[SOURCE DATA]
►
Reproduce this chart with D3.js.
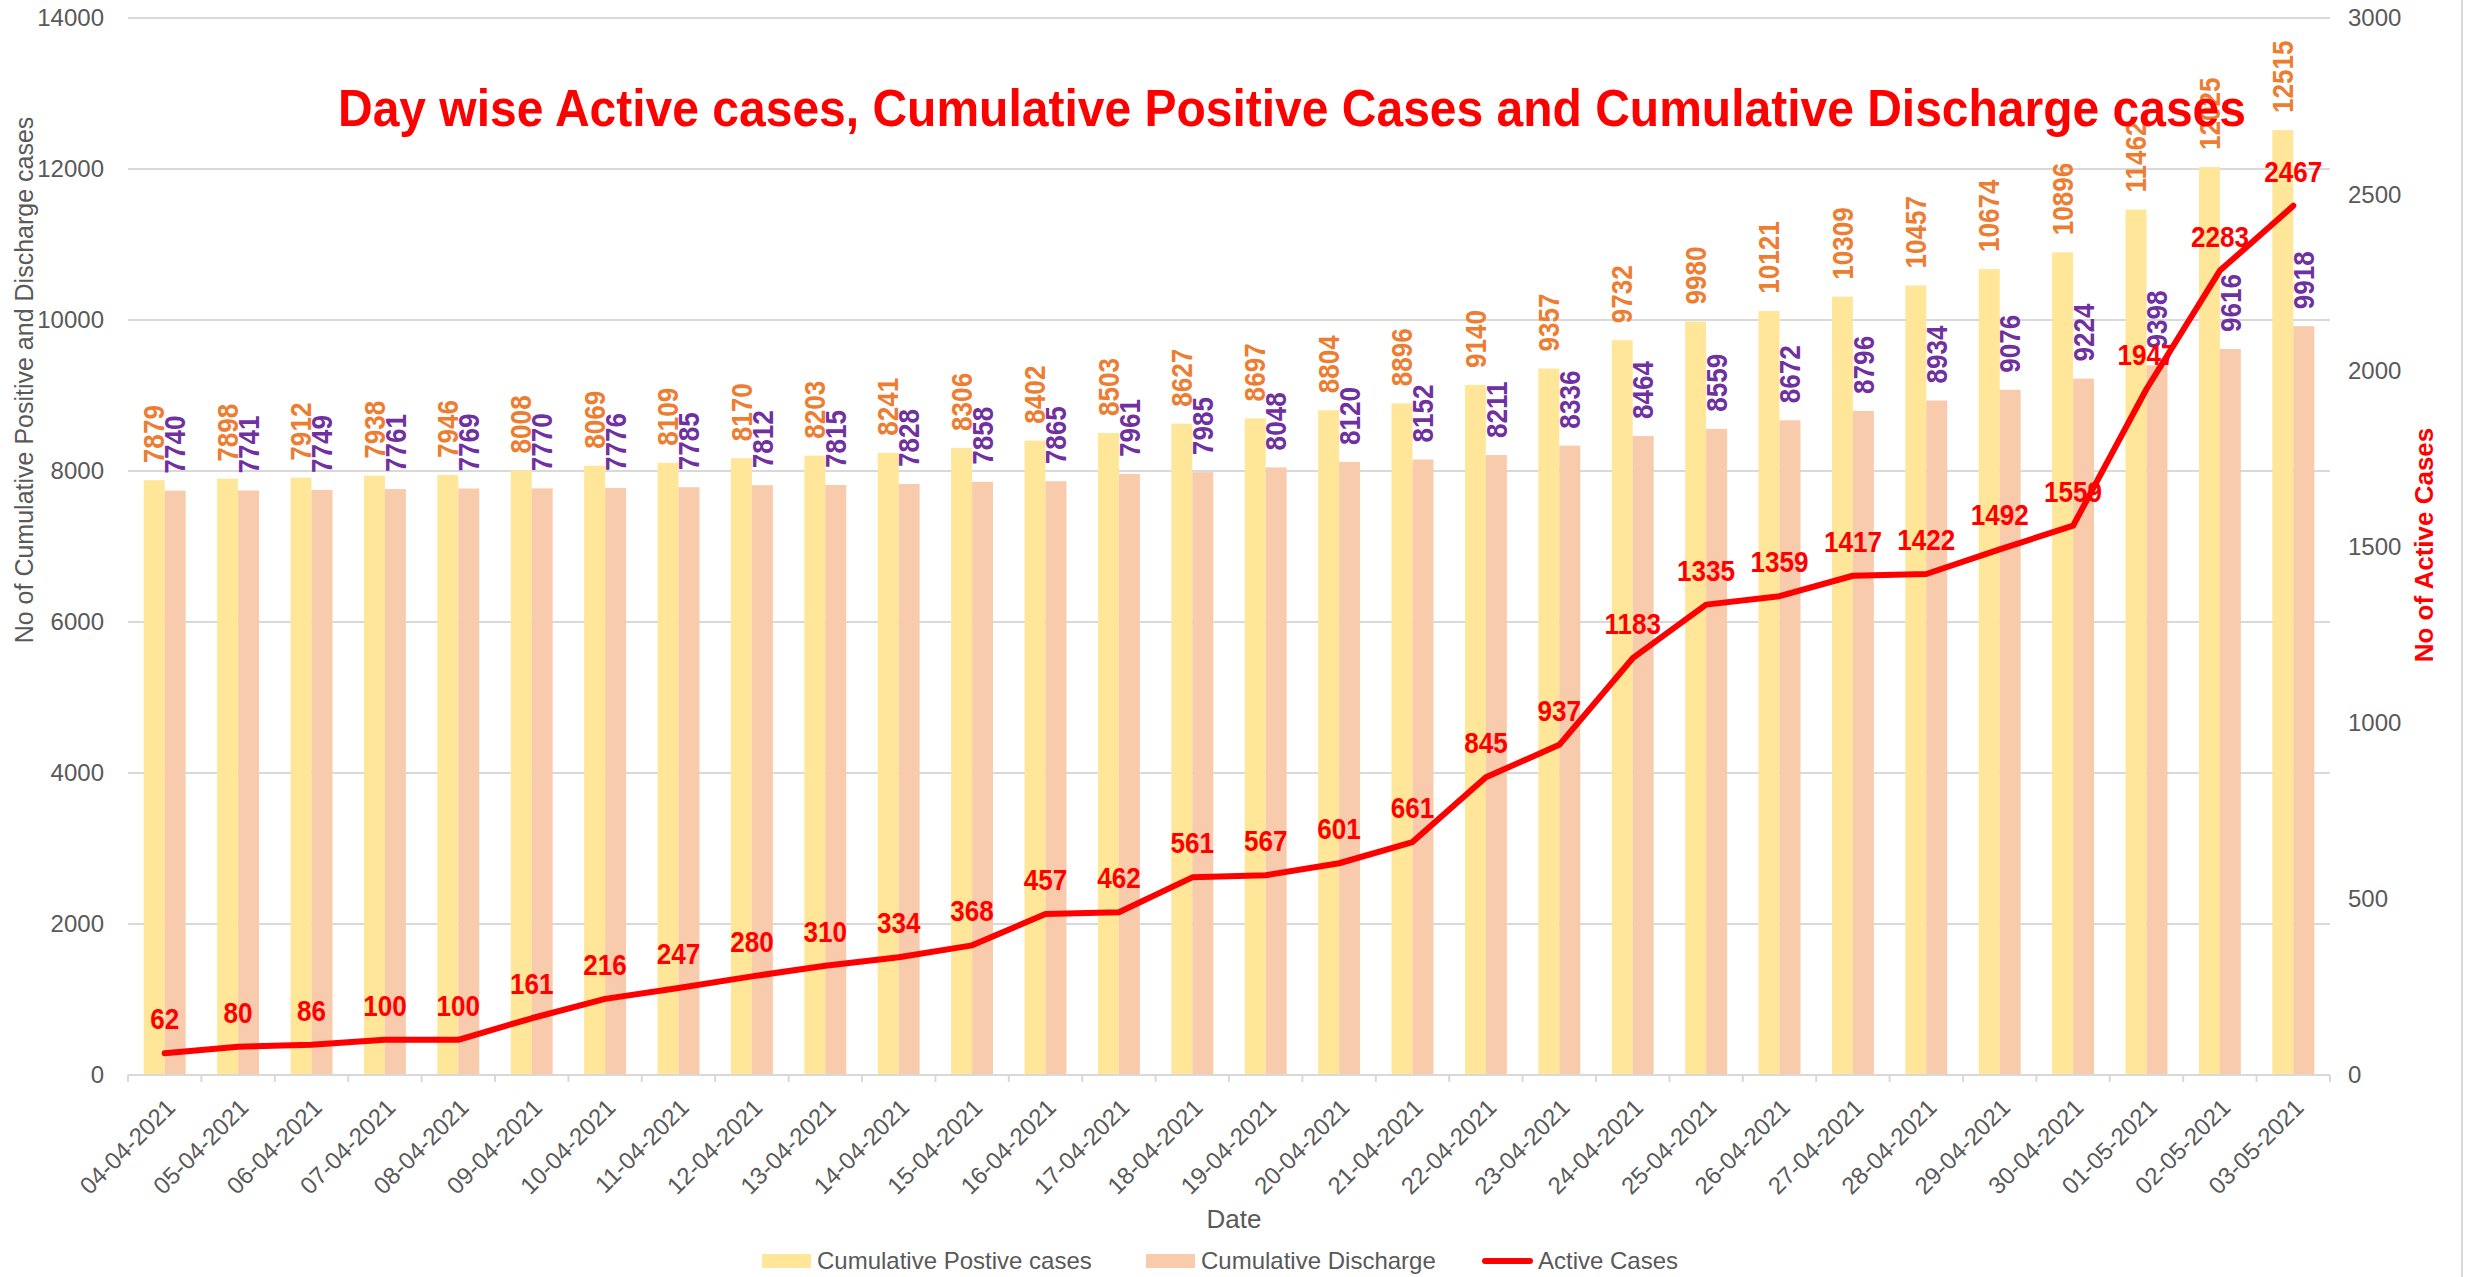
<!DOCTYPE html>
<html>
<head>
<meta charset="utf-8">
<script src="https://cdn.jsdelivr.net/npm/d3@7"></script>
<style>
  body { margin: 0; background: #fff; }
  svg text { font-family: "Liberation Sans", Arial, sans-serif; }
</style>
</head>
<body>
<div id="chart"></div>
<script>
// Chart data
const dates = ["04-04-2021", "05-04-2021", "06-04-2021", "07-04-2021", "08-04-2021", "09-04-2021",
  "10-04-2021", "11-04-2021", "12-04-2021", "13-04-2021", "14-04-2021", "15-04-2021", "16-04-2021",
  "17-04-2021", "18-04-2021", "19-04-2021", "20-04-2021", "21-04-2021", "22-04-2021", "23-04-2021",
  "24-04-2021", "25-04-2021", "26-04-2021", "27-04-2021", "28-04-2021", "29-04-2021", "30-04-2021",
  "01-05-2021", "02-05-2021", "03-05-2021"];
const positive = [7879, 7898, 7912, 7938, 7946, 8008, 8069, 8109, 8170, 8203, 8241, 8306, 8402, 8503,
  8627, 8697, 8804, 8896, 9140, 9357, 9732, 9980, 10121, 10309, 10457, 10674, 10896, 11462, 12025, 12515];
const discharge = [7740, 7741, 7749, 7761, 7769, 7770, 7776, 7785, 7812, 7815, 7828, 7858, 7865, 7961,
  7985, 8048, 8120, 8152, 8211, 8336, 8464, 8559, 8672, 8796, 8934, 9076, 9224, 9398, 9616, 9918];
const active = [62, 80, 86, 100, 100, 161, 216, 247, 280, 310, 334, 368, 457, 462, 561, 567, 601, 661,
  845, 937, 1183, 1335, 1359, 1417, 1422, 1492, 1559, 1947, 2283, 2467];
const leftTicks = [0, 2000, 4000, 6000, 8000, 10000, 12000, 14000];
const rightTicks = [0, 500, 1000, 1500, 2000, 2500, 3000];

const W = 2468, H = 1277;
const plotL = 128, plotR = 2330, plotT = 18, plotB = 1075;
const grid = "#D9D9D9", tickColor = "#595959";
const labelSize = 29, labelSquash = 0.9;

const svg = d3.select("#chart").append("svg")
  .attr("width", W).attr("height", H);

const x = d3.scaleBand().domain(dates).range([plotL, plotR]).padding(0);
const groupW = x.bandwidth() / 1.75;
const x1 = d3.scaleBand().domain(["pos", "dis"]).range([-groupW / 2, groupW / 2]);
const yL = d3.scaleLinear().domain([0, 14000]).range([plotB, plotT]);
const yR = d3.scaleLinear().domain([0, 3000]).range([plotB, plotT]);
const cx = d => x(d) + x.bandwidth() / 2;

// gridlines
svg.append("g").selectAll("line")
  .data(leftTicks.filter(d => d > 0))
  .enter().append("line")
  .attr("x1", plotL).attr("x2", plotR)
  .attr("y1", d => yL(d)).attr("y2", d => yL(d))
  .attr("stroke", grid).attr("stroke-width", 2);

// right border of chart area
svg.append("line")
  .attr("x1", 2462).attr("x2", 2462).attr("y1", 0).attr("y2", H)
  .attr("stroke", grid).attr("stroke-width", 2);

// bars
const groups = svg.append("g").selectAll("g")
  .data(dates)
  .enter().append("g")
  .attr("transform", d => "translate(" + cx(d) + ",0)");

groups.append("rect")
  .attr("x", x1("pos")).attr("width", x1.bandwidth())
  .attr("y", (d, i) => yL(positive[i]))
  .attr("height", (d, i) => plotB - yL(positive[i]))
  .attr("fill", "#FFE699");

groups.append("rect")
  .attr("x", x1("dis")).attr("width", x1.bandwidth())
  .attr("y", (d, i) => yL(discharge[i]))
  .attr("height", (d, i) => plotB - yL(discharge[i]))
  .attr("fill", "#F8CBAD");

// x axis line + ticks
svg.append("line")
  .attr("x1", plotL).attr("x2", plotR).attr("y1", plotB).attr("y2", plotB)
  .attr("stroke", grid).attr("stroke-width", 2);
const boundaries = dates.map(d => x(d)).concat([plotR]);
svg.append("g").selectAll("line")
  .data(boundaries)
  .enter().append("line")
  .attr("x1", d => d).attr("x2", d => d)
  .attr("y1", plotB).attr("y2", plotB + 7)
  .attr("stroke", grid).attr("stroke-width", 2);

// x tick labels
svg.append("g").selectAll("text")
  .data(dates)
  .enter().append("text")
  .attr("transform", d => "translate(" + (cx(d) + 6) + "," + (plotB + 28) + ") rotate(-45)")
  .attr("text-anchor", "end")
  .attr("dy", "0.35em")
  .attr("font-size", 24)
  .attr("fill", tickColor)
  .text(d => d);

// left y tick labels
svg.append("g").selectAll("text")
  .data(leftTicks)
  .enter().append("text")
  .attr("x", 104).attr("y", d => yL(d))
  .attr("dy", "0.35em")
  .attr("text-anchor", "end")
  .attr("font-size", 24)
  .attr("fill", tickColor)
  .text(d => d);

// right y tick labels
svg.append("g").selectAll("text")
  .data(rightTicks)
  .enter().append("text")
  .attr("x", 2348).attr("y", d => yR(d))
  .attr("dy", "0.35em")
  .attr("text-anchor", "start")
  .attr("font-size", 24)
  .attr("fill", tickColor)
  .text(d => d);

// axis titles
svg.append("text")
  .attr("transform", "translate(24,380) rotate(-90)")
  .attr("text-anchor", "middle").attr("dy", "0.35em")
  .attr("font-size", 25).attr("fill", tickColor)
  .text("No of Cumulative Positive and Discharge cases");

svg.append("text")
  .attr("transform", "translate(2424,545) rotate(-90)")
  .attr("text-anchor", "middle").attr("dy", "0.35em")
  .attr("font-size", 26).attr("font-weight", "bold").attr("fill", "#FF0000")
  .text("No of Active Cases");

svg.append("text")
  .attr("x", 1234).attr("y", 1228)
  .attr("text-anchor", "middle")
  .attr("font-size", 26).attr("fill", tickColor)
  .text("Date");

// active cases line
const line = d3.line()
  .x((d, i) => cx(dates[i]))
  .y(d => yR(d));
svg.append("path")
  .datum(active)
  .attr("d", line)
  .attr("fill", "none")
  .attr("stroke", "#FF0000")
  .attr("stroke-width", 6)
  .attr("stroke-linejoin", "round")
  .attr("stroke-linecap", "round");

// bar labels (rotated, slightly condensed)
groups.append("text")
  .attr("transform", (d, i) => "translate(" + (x1("pos") + x1.bandwidth() / 2) + "," + (yL(positive[i]) - 17) + ") rotate(-90) scale(" + labelSquash + ",1)")
  .attr("dy", "0.35em")
  .attr("font-size", labelSize).attr("font-weight", "bold")
  .attr("fill", "#ED7D31")
  .text((d, i) => positive[i]);

groups.append("text")
  .attr("transform", (d, i) => "translate(" + (x1("dis") + x1.bandwidth() / 2) + "," + (yL(discharge[i]) - 17) + ") rotate(-90) scale(" + labelSquash + ",1)")
  .attr("dy", "0.35em")
  .attr("font-size", labelSize).attr("font-weight", "bold")
  .attr("fill", "#7030A0")
  .text((d, i) => discharge[i]);

// active labels
svg.append("g").selectAll("text")
  .data(active)
  .enter().append("text")
  .attr("transform", (d, i) => "translate(" + cx(dates[i]) + "," + (yR(d) - 24) + ") scale(" + labelSquash + ",1)")
  .attr("text-anchor", "middle")
  .attr("font-size", labelSize).attr("font-weight", "bold")
  .attr("fill", "#FF0000")
  .text(d => d);

// legend
const legend = [
  { label: "Cumulative Postive cases", color: "#FFE699", type: "rect", x: 762 },
  { label: "Cumulative Discharge", color: "#F8CBAD", type: "rect", x: 1146 },
  { label: "Active Cases", color: "#FF0000", type: "line", x: 1483 }
];
const lg = svg.append("g").selectAll("g")
  .data(legend)
  .enter().append("g")
  .attr("transform", d => "translate(" + d.x + ",1261)");
lg.filter(d => d.type === "rect").append("rect")
  .attr("x", 0).attr("y", -7).attr("width", 49).attr("height", 14)
  .attr("fill", d => d.color);
lg.filter(d => d.type === "line").append("line")
  .attr("x1", 2).attr("x2", 47).attr("y1", 0).attr("y2", 0)
  .attr("stroke", d => d.color).attr("stroke-width", 6).attr("stroke-linecap", "round");
lg.append("text")
  .attr("x", 55).attr("dy", "0.35em")
  .attr("font-size", 24).attr("fill", tickColor)
  .text(d => d.label);

// chart title
svg.append("text")
  .attr("x", 1292).attr("y", 126)
  .attr("text-anchor", "middle")
  .attr("font-size", 52).attr("font-weight", "bold")
  .attr("fill", "#FF0000")
  .attr("textLength", 1908).attr("lengthAdjust", "spacingAndGlyphs")
  .text("Day wise Active cases, Cumulative Positive Cases and Cumulative Discharge cases");
</script>
</body>
</html>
◄
[EXERCISE DETAILS]
From the opening line of the listing above through the line bearing "const rightTicks = [0, 500, 1000, 1500, 2000, 2500, 3000];", repeat each line exactly. Drop every picture.

[OUTPUT]
Reproduce this chart with D3.js.
<!DOCTYPE html>
<html>
<head>
<meta charset="utf-8">
<script src="https://cdn.jsdelivr.net/npm/d3@7"></script>
<style>
  body { margin: 0; background: #fff; }
  svg text { font-family: "Liberation Sans", Arial, sans-serif; }
</style>
</head>
<body>
<div id="chart"></div>
<script>
// Chart data
const dates = ["04-04-2021", "05-04-2021", "06-04-2021", "07-04-2021", "08-04-2021", "09-04-2021",
  "10-04-2021", "11-04-2021", "12-04-2021", "13-04-2021", "14-04-2021", "15-04-2021", "16-04-2021",
  "17-04-2021", "18-04-2021", "19-04-2021", "20-04-2021", "21-04-2021", "22-04-2021", "23-04-2021",
  "24-04-2021", "25-04-2021", "26-04-2021", "27-04-2021", "28-04-2021", "29-04-2021", "30-04-2021",
  "01-05-2021", "02-05-2021", "03-05-2021"];
const positive = [7879, 7898, 7912, 7938, 7946, 8008, 8069, 8109, 8170, 8203, 8241, 8306, 8402, 8503,
  8627, 8697, 8804, 8896, 9140, 9357, 9732, 9980, 10121, 10309, 10457, 10674, 10896, 11462, 12025, 12515];
const discharge = [7740, 7741, 7749, 7761, 7769, 7770, 7776, 7785, 7812, 7815, 7828, 7858, 7865, 7961,
  7985, 8048, 8120, 8152, 8211, 8336, 8464, 8559, 8672, 8796, 8934, 9076, 9224, 9398, 9616, 9918];
const active = [62, 80, 86, 100, 100, 161, 216, 247, 280, 310, 334, 368, 457, 462, 561, 567, 601, 661,
  845, 937, 1183, 1335, 1359, 1417, 1422, 1492, 1559, 1947, 2283, 2467];
const leftTicks = [0, 2000, 4000, 6000, 8000, 10000, 12000, 14000];
const rightTicks = [0, 500, 1000, 1500, 2000, 2500, 3000];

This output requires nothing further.